この点、かなり対応が悩ましいケースが実際にあったため、教育ネグレクトについて虐待対応はしないのかと、管轄の児童相談所の担当者とがっつり話したことがある。

これに対する担当者の回答はノーだった(令和2年度時点。ちなみに児相もときどき体制が変わるので要注意)。しかし、その担当者は、児童相談所が関わらないから何も手がないわけではない、と一つの手段を示してくれた。それが次の規定だ。

教育基本法144条(就学義務違反の罪)
第17条第1項又は第2項の義務の履行の督促を受け、なお履行しないものは、10万円の罰金に処する。

この規定をどう使うのかというと、実際の大まかな流れは次のような感じだ。

①学校が、保護者に、子どもを通学させるように(繰り返し)促す

②教育委員会が、保護者に、子供を通学させるように(繰り返し)督促する

③教育委員会が、警察に、就学義務違反の保護者がいるとして、通報をする

④警察対応がはじまり、検察が起訴し、裁判所が罰金刑を科す。

なお、罰金刑のあとも就学させなければ、更に新たな就学義務違反として検挙はされ得る。

もちろん、教育現場の目的は④ではない。
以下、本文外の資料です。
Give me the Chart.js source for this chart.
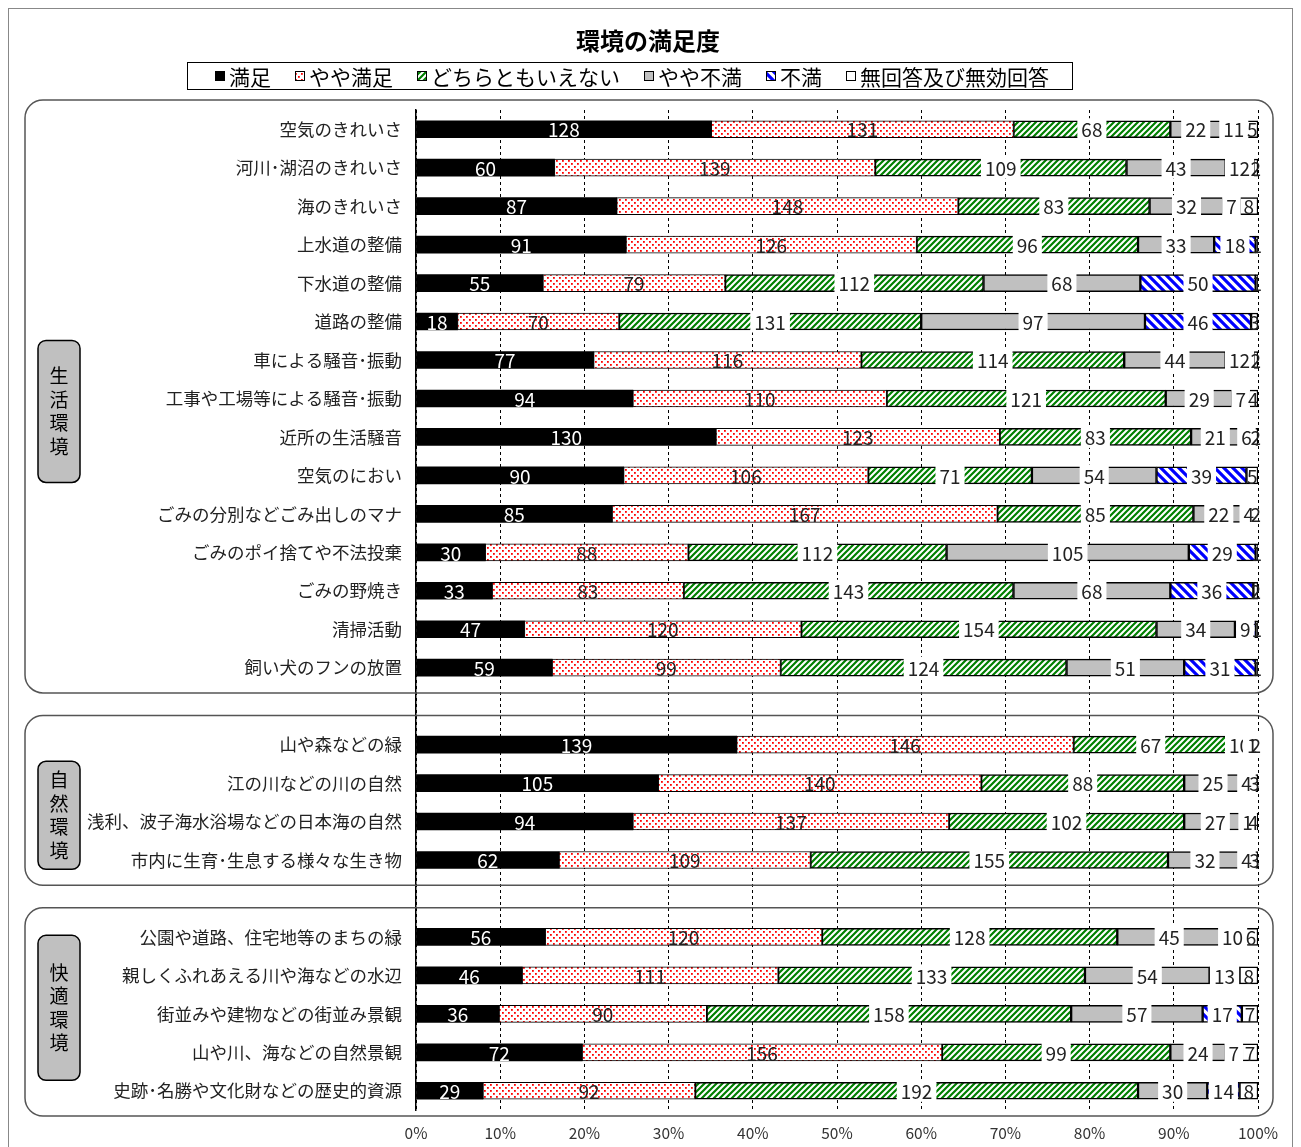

こうなり得ることを伝え、就学させる積極的な意思がない保護者に重い腰を上げさせ、子の就学に向けて具体的に動いてもらうことにある。

親の就学義務違反はどこからだろう

冒頭に、不登校の全てが教育ネグレクト(就学義務違反)ではないと書いたけど、その線引きがどこにあるかは難しい。

一番の典型例は、子どもが勉強したいと思っているのに、家事や仕事を手伝わせるなどして学校に行かせないケースだ。(ちなみに、裕福な家庭や地域の方ならそんなケース今の日本であるのかと思うかもしれないが、某地域で、貧困家庭が自ら経営する深夜のバーなどを手伝わせ、昼は寝かせ、学校に行かせないケースがあるという話を弁護士の頃に聞いたことがある)

あとは、親自身が国の教育制度そのものにかなり強い拒絶感があり、子どもを学校に通わせようとしない、なんてケースは実はちらほら耳にする。

これらの例は比較的分かりやすいが、悩ましいのは、子どもがまだ年齢が低かったり、知的な能力から、学校に行きたいと積極的に意思表示をしたり、そもそも〝学校に行く意味〟といった判断の前提となるものについて理解ができていないケースだ。

このようなケースだと、学校に行かせない親に対して、子供も特に反論も反抗もせず、学校に行こうともしない。成長したら意思表示ができる時が来るという意見もあるかもしれないが、そういった日々が続き、学校に行かないことが当たり前として習慣付いた環境で、その子は学校に行きたい!と積極的に意思表示できるだろうか。また、学校に行かせていないが、子どもも嫌とは言っていないから学ぶ権利を侵害していない、と保護者が言うときに、その言い分は通るだろうか。

さらに、子どもが学校に行きたがらないでいるといっても、その温度というか程度の見極めも難しい。たとえば家での自堕落な生活に染まってしまい、単に外に出るのをめんどくさがっているというのと、本人の特性や学校での嫌な出来事から学校に行くことが辛いというのでは、その性質は異なると言えると思う。

家庭によって、その状況も、子供の能力も異なるため、どこから就学義務違反というべきか、ということについて、簡単に線引きはできない。とはいえ、保護者の就学義務違反により子どもの権利が侵害されているケースが、日本で0であるはずもない。毅然と対応すべきケースはきっと日本のどこかに、しかし必ずあり、その事案こそ、スクールロイヤーは法律の専門職としてその力を発揮すべき場面の一つとも言える。

子どもたちが、一人でも健全に生きていく術を身につけるために

こうして、考えをまとめながら書いていくうちに思いついたのだけど、少なくとも、就学義務違反かどうかを考える上での一つの大事な要素は、その日、その子が機嫌よく過ごせているのかではなく、その子が将来、一人でも健全に生きていくための道を用意し、手を尽くしているのか、というところのような気がする。親が努力しても、学校や行政が手を尽くしたとしても、子どもが学ぶこと自体を拒絶することは考えられる。そのときに、保護者に就学義務違反があるとはけして言えないだろう。

下手すれば教育虐待とも言われかねない絶妙なバランス感覚が問われる話だけれども、そここそ教育現場がプロとして悩み、取り組みべき課題とも思える。